What’s more interesting is the power of social media to convert those who are shy or introverted in “real life” into strong, vocal community builders. As you build social learning environments in your organization, you have probably found that your community is more than just the sum of its loudest voices: Those “extraverted” types are joined by their less vocal colleagues when the interface is Tweetdeck rather than the meeting room.
Reason #1,345 to Encourage Your Organization to Go Social
You’ll hear from the normally reserved as they find their voice in ways that are comfortable for them. A recent Washington Post article described research that reveals “that shy people are spending more time on Facebook than more socially confident people do, and that the shy report higher satisfaction with the service than do others.” In addition to providing a venue for diverse discussion, social networks enable reserved people to create new relationships that they can pursue offline.
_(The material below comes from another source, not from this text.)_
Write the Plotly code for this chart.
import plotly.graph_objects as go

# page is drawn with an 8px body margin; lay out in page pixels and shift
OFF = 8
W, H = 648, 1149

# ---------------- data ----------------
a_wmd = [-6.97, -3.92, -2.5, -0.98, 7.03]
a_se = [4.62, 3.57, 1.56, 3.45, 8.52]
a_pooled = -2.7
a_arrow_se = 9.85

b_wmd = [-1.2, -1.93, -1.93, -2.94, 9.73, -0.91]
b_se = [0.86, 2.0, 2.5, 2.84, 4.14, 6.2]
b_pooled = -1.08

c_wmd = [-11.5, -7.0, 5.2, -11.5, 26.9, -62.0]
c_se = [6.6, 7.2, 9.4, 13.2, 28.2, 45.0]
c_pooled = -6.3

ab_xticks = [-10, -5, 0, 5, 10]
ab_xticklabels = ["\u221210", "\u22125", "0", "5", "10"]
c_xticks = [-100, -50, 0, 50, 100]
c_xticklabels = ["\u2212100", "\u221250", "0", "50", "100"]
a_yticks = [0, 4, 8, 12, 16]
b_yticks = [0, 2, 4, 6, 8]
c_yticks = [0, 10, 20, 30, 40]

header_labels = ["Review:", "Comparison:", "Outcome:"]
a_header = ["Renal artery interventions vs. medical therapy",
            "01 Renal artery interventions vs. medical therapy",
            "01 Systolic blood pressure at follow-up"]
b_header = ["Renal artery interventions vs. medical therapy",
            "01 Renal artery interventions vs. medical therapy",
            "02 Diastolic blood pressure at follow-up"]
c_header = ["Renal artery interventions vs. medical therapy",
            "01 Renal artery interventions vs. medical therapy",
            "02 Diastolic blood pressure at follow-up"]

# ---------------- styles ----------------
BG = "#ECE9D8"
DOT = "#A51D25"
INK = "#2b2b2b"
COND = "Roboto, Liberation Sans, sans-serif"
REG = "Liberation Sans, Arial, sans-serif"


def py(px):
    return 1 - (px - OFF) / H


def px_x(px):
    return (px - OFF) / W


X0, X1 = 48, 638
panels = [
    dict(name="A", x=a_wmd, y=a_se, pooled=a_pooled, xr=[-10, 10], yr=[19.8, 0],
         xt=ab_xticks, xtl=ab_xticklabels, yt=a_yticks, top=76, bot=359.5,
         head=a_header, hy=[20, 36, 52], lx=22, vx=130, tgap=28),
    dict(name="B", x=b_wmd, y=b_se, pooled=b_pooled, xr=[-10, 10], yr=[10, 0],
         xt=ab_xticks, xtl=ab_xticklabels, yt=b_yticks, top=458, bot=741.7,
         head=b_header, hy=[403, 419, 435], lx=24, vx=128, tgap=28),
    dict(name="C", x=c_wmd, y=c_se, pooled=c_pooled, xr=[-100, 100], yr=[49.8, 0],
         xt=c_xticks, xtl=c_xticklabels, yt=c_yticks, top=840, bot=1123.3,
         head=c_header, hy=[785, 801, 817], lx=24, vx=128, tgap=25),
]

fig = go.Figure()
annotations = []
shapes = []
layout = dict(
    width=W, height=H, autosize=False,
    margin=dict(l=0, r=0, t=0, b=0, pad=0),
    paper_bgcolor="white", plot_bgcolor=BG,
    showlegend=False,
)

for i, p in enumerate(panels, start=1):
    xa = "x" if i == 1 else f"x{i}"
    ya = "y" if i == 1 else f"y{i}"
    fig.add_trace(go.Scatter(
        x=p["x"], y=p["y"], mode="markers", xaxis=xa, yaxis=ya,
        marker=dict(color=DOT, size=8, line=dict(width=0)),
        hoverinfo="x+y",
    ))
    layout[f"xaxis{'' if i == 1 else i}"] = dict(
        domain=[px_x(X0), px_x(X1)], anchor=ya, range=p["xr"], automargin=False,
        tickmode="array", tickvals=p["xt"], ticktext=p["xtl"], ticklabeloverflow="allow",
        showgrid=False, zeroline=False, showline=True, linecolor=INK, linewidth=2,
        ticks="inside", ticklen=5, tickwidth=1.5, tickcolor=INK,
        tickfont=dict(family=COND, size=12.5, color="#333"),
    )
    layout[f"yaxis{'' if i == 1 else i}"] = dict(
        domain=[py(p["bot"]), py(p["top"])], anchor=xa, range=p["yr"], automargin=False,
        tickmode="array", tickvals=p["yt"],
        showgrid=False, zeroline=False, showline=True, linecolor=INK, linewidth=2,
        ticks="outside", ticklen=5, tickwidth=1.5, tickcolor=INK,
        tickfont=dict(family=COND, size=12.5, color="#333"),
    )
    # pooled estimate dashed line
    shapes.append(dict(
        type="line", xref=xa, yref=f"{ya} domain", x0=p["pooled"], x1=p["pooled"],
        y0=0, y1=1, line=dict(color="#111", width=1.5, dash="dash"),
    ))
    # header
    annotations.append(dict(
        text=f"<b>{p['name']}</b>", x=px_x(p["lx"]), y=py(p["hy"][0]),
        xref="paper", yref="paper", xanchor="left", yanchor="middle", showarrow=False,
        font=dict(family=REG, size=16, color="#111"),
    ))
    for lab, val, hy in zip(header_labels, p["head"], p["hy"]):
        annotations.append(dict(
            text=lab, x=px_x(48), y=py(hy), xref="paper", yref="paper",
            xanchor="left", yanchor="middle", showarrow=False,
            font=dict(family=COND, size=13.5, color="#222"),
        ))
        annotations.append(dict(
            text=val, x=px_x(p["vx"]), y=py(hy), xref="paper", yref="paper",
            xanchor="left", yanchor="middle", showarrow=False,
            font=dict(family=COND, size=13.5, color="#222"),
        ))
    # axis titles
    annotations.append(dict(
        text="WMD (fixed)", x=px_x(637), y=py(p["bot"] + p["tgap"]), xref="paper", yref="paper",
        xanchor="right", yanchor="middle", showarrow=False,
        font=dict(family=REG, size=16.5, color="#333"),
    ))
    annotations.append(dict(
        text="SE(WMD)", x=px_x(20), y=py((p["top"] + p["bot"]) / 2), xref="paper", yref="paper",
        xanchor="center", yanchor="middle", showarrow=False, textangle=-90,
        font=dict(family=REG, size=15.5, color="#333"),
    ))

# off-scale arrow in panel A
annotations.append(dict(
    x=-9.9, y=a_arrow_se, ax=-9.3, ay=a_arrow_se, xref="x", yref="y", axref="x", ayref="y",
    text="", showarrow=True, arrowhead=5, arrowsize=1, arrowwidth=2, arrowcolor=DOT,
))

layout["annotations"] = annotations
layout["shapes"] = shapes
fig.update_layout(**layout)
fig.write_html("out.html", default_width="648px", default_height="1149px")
This research is fascinating because it reveals how social networks do more than just replicate offline dynamics in a new environment: As media for conversation evolve, our modes of expression evolve alongside.
The New York Times is also covering the emerging theme of empowering diverse conversations through social networks with an article on classroom backchannels. One college professor described the value he had realized through Purdue’s classroom backchannel app, Hot Seat: “Before Hot Seat, I could never get people to speak up,” Professor Chakravarty said. “Everybody’s intimidated…“It’s clear to me, that absent this kind of social media interaction, there are things students think about that normally they’d never say.”
As this professor has discovered, social media conversations can enhance “real-world” communication by encouraging diverse voices, making connections between students and connecting the students more deeply with the material they are studying. These social media conversations are equally powerful in an adult learning context, where workplace and conference backchannels entice the normally reserved and quiet to participate in a different kind of conversation: One where they have more control over their participation and do not feel restricted by social anxiety.
This is just one more great reason to support paths for social learning in your organization. You’ll help folks find a voice to ask questions and share ideas who might not always speak up in a classroom or group environment. In short, social media and online communities are not just the best way to access experts and constantly-updated streams of curated information: They are great platforms for unleashing all the voices in your organization.